As an aside, this is another example of how the intellectualism and ideas of the inner city filter through to the rest of society, by one means or another. This is a good reason for the existence of strong, robust, authentic inner city churches that engage intelligently with their community. Not surprisingly, seven of the 1o schools in the trial are in the inner city with three of these in the electorate of Balmain whose local member is Education Minister Verity Firth.

Bishop of South Sydney, Rob Forsyth, said he was ‘not surprised’ by the result, saying it proves that the ethics classes will be far more contentious in the suburbs than in the inner-city.

‘It proves that the P&C and St James Ethics Centre were wrong when they claimed they were merely providing an alternative to SRE for non-religious parents. This course is genuine competition for SRE. We are losing parents who claim to be Christians but are somewhat ambivalent and easily swayed by the directions given by school authorities,’ Bishop Forsyth told Anglican Media.

He said his most substantive concern is that the Department of Education has been using its authority to encourage parents to ditch Christian SRE in order to recruit more students for the ethics classes.

‘I am very concerned that it is the Government that is now affectively providing this competition.’

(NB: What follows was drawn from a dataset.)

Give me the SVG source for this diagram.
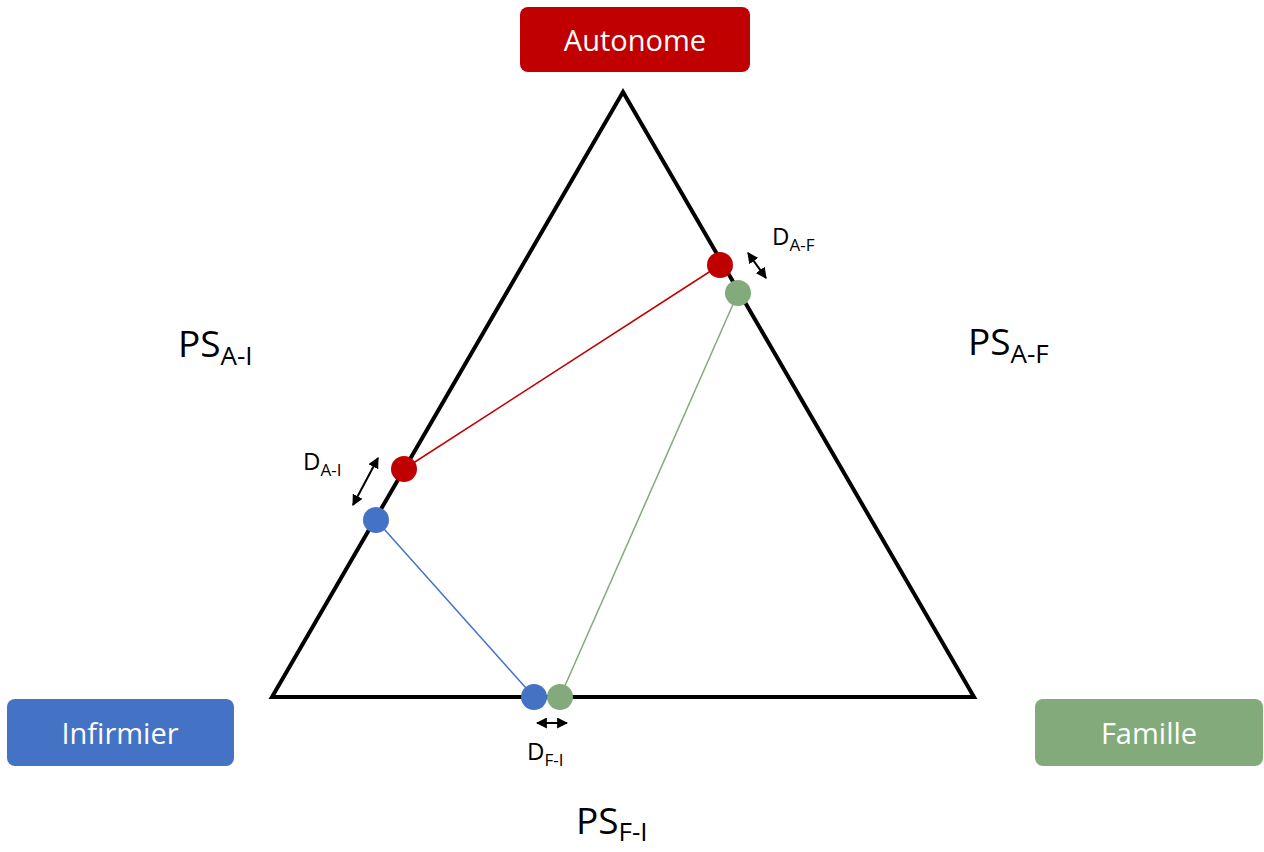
<svg xmlns="http://www.w3.org/2000/svg" width="1264" height="852" viewBox="0 0 1264 852">
<defs>
<marker id="ah" viewBox="0 0 10 10" refX="9" refY="5" markerWidth="5.5" markerHeight="5.5" orient="auto-start-reverse"><path d="M0,0 L10,5 L0,10 z" fill="#000"/></marker>
<style>
.lbl{font-family:"Open Sans","Liberation Sans",sans-serif;fill:#000}
.box{font-family:"Open Sans","Liberation Sans",sans-serif;fill:#fff;font-size:29px;text-anchor:middle}
.ps{font-size:37px}
.d{font-size:24px}
.dbl{stroke:#000;stroke-width:2;fill:none;marker-start:url(#ah);marker-end:url(#ah)}
</style>
</defs>
<rect width="1264" height="852" fill="#fff"/>
<g id="triangle"><polygon points="623,92 272,697 974,697" fill="none" stroke="#000" stroke-width="4" stroke-linejoin="miter"/></g>
<g id="connectors">
<line x1="404" y1="469" x2="720" y2="265" stroke="#C00000" stroke-width="1.5"/>
<line x1="738" y1="293" x2="560" y2="697" stroke="#82AA7A" stroke-width="1.5"/>
<line x1="376" y1="520" x2="534" y2="697" stroke="#4472C4" stroke-width="1.5"/>
<line class="dbl" x1="748" y1="253" x2="766" y2="278"/>
<line class="dbl" x1="378" y1="458" x2="353" y2="505"/>
<line class="dbl" x1="537" y1="723" x2="567" y2="723"/>
</g>
<g id="autonome"><rect x="520" y="7" width="230" height="65" rx="8" fill="#C00000"/><text class="box" x="635" y="51">Autonome</text></g>
<g id="infirmier"><rect x="7" y="699" width="227" height="67" rx="8" fill="#4472C4"/><text class="box" x="120" y="744">Infirmier</text></g>
<g id="famille"><rect x="1035" y="699" width="228" height="67" rx="8" fill="#82AA7A"/><text class="box" x="1149" y="744">Famille</text></g>
<g id="dot-red-af"><circle cx="720" cy="265" r="13" fill="#C00000"/></g>
<g id="dot-green-af"><circle cx="738" cy="293" r="13" fill="#82AA7A"/></g>
<g id="dot-red-ai"><circle cx="404" cy="469" r="13" fill="#C00000"/></g>
<g id="dot-blue-ai"><circle cx="376" cy="520" r="13" fill="#4472C4"/></g>
<g id="dot-blue-fi"><circle cx="534" cy="697" r="13" fill="#4472C4"/></g>
<g id="dot-green-fi"><circle cx="560" cy="697" r="13" fill="#82AA7A"/></g>
<g id="labels">
<text class="lbl ps" x="178" y="357">PS<tspan font-size="26" dy="8">A-I</tspan></text>
<text class="lbl ps" x="968" y="355">PS<tspan font-size="26" dy="8">A-F</tspan></text>
<text class="lbl ps" x="576" y="834">PS<tspan font-size="26" dy="7">F-I</tspan></text>
<text class="lbl d" x="772" y="245">D<tspan font-size="17" dy="6">A-F</tspan></text>
<text class="lbl d" x="303" y="470">D<tspan font-size="17" dy="6">A-I</tspan></text>
<text class="lbl d" x="527" y="760">D<tspan font-size="17" dy="6">F-I</tspan></text>
</g>
</svg>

Anglican Media claims that Therese Russell, coordinator of the pilot program for the St James Ethics Centre, sent a letter to schools at the beginning of Term 1, urging the principals to recruit as many children as possible. Some of the principals sent this letter to all parents and some modified the letter.

Most affected SRE coordinators declined to comment publicly. Overall there was a feeling the controversy has created a great deal of tension on the local level and SRE was now in a very precarious situation.

Meanwhile, Catholic News reports that thousands of Catholics throughout NSW have answered the call of the Bishop of Wollongong, Bishop Peter Ingham, to sign a petition in support of the work of catechists in state schools.

The bishop invited all dioceses of NSW to consider contributing to the petition which opposes the teaching of ethics classes in time set aside for Special Religious Education (SRE) often referred to simply as “Scripture”.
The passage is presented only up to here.